DATASET SECTION:
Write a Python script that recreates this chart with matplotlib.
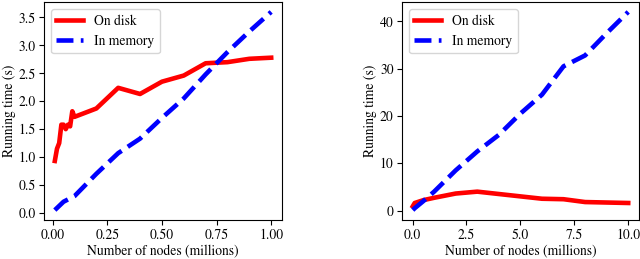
import matplotlib
matplotlib.use("Agg")
import matplotlib.pyplot as plt

plt.rcParams['font.family'] = ['STIXGeneral', 'DejaVu Serif']
plt.rcParams['mathtext.fontset'] = 'stix'
plt.rcParams['font.size'] = 9.8
plt.rcParams['xtick.major.pad'] = 2.5
plt.rcParams['ytick.major.pad'] = 2.5
plt.rcParams['axes.labelpad'] = 2

# --- data: small graphs (up to 1M nodes) ---
small_nodes = [0.01, 0.02, 0.03, 0.04, 0.05, 0.06, 0.07, 0.08, 0.09, 0.1,
               0.2, 0.3, 0.4, 0.5, 0.6, 0.7, 0.8, 0.9, 1.0]
small_disk = [0.93, 1.15, 1.25, 1.58, 1.58, 1.5, 1.58, 1.55, 1.82, 1.72,
              1.87, 2.24, 2.13, 2.35, 2.46, 2.68, 2.70, 2.76, 2.78]
small_mem_nodes = [0.01, 0.05, 0.1, 0.2, 0.3, 0.4, 0.5, 0.6, 0.7, 0.8, 0.9, 1.0]
small_mem = [0.05, 0.2, 0.3, 0.7, 1.07, 1.33, 1.7, 2.05, 2.48, 2.88, 3.25, 3.6]

# --- data: large graphs (up to 10M nodes) ---
large_nodes = [0.01, 0.1, 0.5, 1, 2, 3, 4, 5, 6, 7, 8, 9, 10]
large_disk = [0.9, 1.6, 2.2, 2.7, 3.6, 4.0, 3.5, 3.0, 2.5, 2.4, 1.8, 1.7, 1.6]
large_mem = [0.1, 0.5, 2.0, 4.0, 8.5, 12.5, 16.0, 20.5, 24.5, 30.5, 32.8, 37.5, 42.0]

small_yticks = [0.0, 0.5, 1.0, 1.5, 2.0, 2.5, 3.0, 3.5]
large_yticks = [0, 10, 20, 30, 40]

fig = plt.figure(figsize=(6.4, 2.59), dpi=100)
ax1 = fig.add_axes([44/640, 1 - 220/259, 238/640, 218/259])
ax2 = fig.add_axes([402/640, 1 - 220/259, 237/640, 218/259])

ax1.plot(small_nodes, small_disk, color='red', lw=3.3, label='On disk')
ax1.plot(small_mem_nodes, small_mem, color='blue', lw=3.3, ls='--', label='In memory')
ax1.set_xticks([0.0, 0.25, 0.5, 0.75, 1.0])
ax1.set_xticklabels(['0.00', '0.25', '0.50', '0.75', '1.00'])
ax1.set_yticks(small_yticks)
ax1.set_yticklabels(['%.1f' % v for v in small_yticks])
ax1.set_xlabel('Number of nodes (millions)')
ax1.set_ylabel('Running time (s)')
ax1.legend(loc='upper left')

ax2.plot(large_nodes, large_disk, color='red', lw=3.3, label='On disk')
ax2.plot(large_nodes, large_mem, color='blue', lw=3.3, ls='--', label='In memory')
ax2.set_xticks([0.0, 2.5, 5.0, 7.5, 10.0])
ax2.set_yticks(large_yticks)
ax2.set_xlabel('Number of nodes (millions)')
ax2.set_ylabel('Running time (s)')
ax2.legend(loc='upper left')

fig.savefig('out.png', dpi=100)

EXERCISE PROMPT:
Restate the material word for word from its first line through the line containing "import matplotlib.pyplot as plt", both included; the pictures do not belong in it.

EXERCISE OUTPUT:
Write a Python script that recreates this chart with matplotlib.
import matplotlib
matplotlib.use("Agg")
import matplotlib.pyplot as plt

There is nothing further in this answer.